After compiling the state predictions for each of these six models, I calculated the unweighted average prediction and confidence interval bounds for each state. For fairness, I did not attempt to weight the models by out-of-sample error. I took the simple mean prediction and prediction interval bounds for each state. This type of simple aggregation across models is practiced in the field, such as in Mongrain and Stegmaier (2024). Because many states do not have polling data for the 2024 election, these states do not have predictions from the polling model. Therefore, their mean prediction is calculated from their predictions from the five other models.

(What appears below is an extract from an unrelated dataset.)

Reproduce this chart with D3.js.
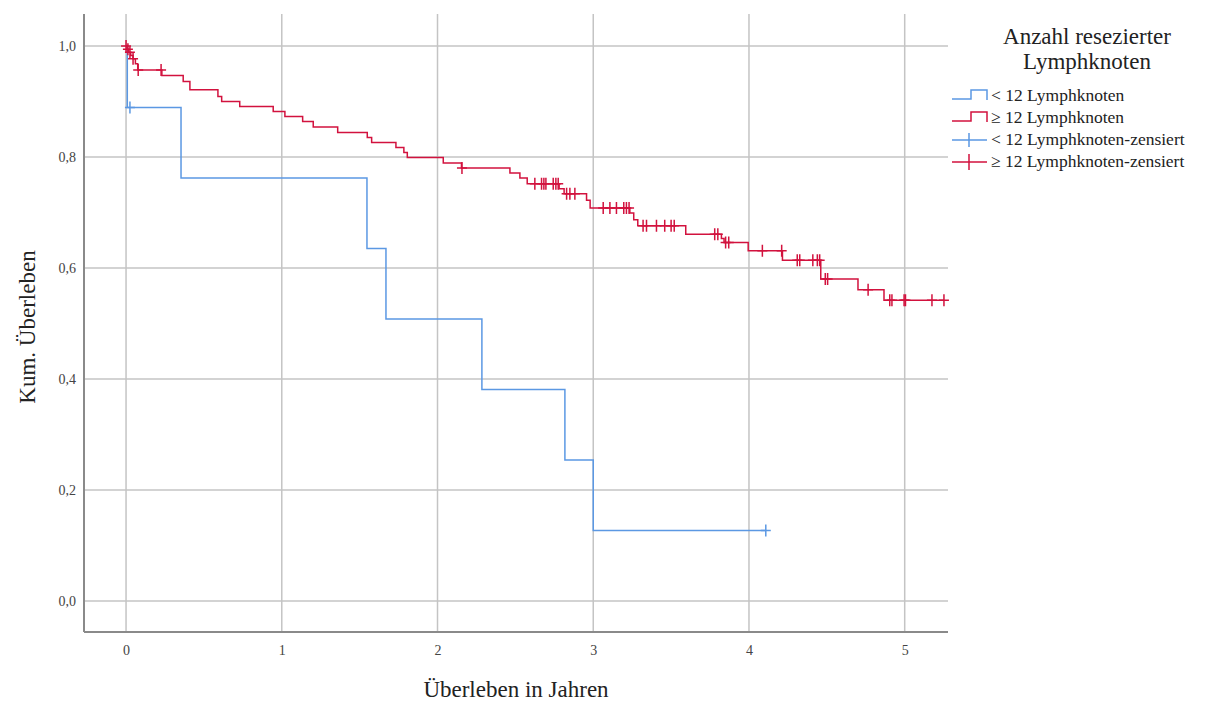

The results of these calculations are shown below.
Averaging across this set of fundamentals and campaign-based models, my aggregated model predicts that Democrat incumbent Vice President Kamala Harris will win the 2024 Presidential Election with 292 electoral votes, compared to Republican former President Donald Trump’s 246 electoral votes. Harris wins by carrying the swing states of Wisconsin, Michigan, Pennsylvania, Nevada, and Georgia. Her victory is narrower than Biden’s victory in 2020, which can be seen in the predicted vote share of these states, in addition to Trump flipping back Arizona and retaining North Carolina.
My aggregate model’s predictions are in general agreement with popular forecasting models such as FiveThirtyEight or Silver Bulletin. Considering that my methodology differs from these other forecasts, it is notable that our models converge. My model suggests that the upcoming election is truly a close match. As illustrated below, many states could go to either party, and my model predicts extremely close vote shares for the most crucial states for both candidates.
Next week, I will present my final model predictions for the 2024 Presidential Election, using similar aggregation and ensembeling methods. Soon we will have answers on how my model performed, and if these factors I’ve used to construct models actually possess true predictive power.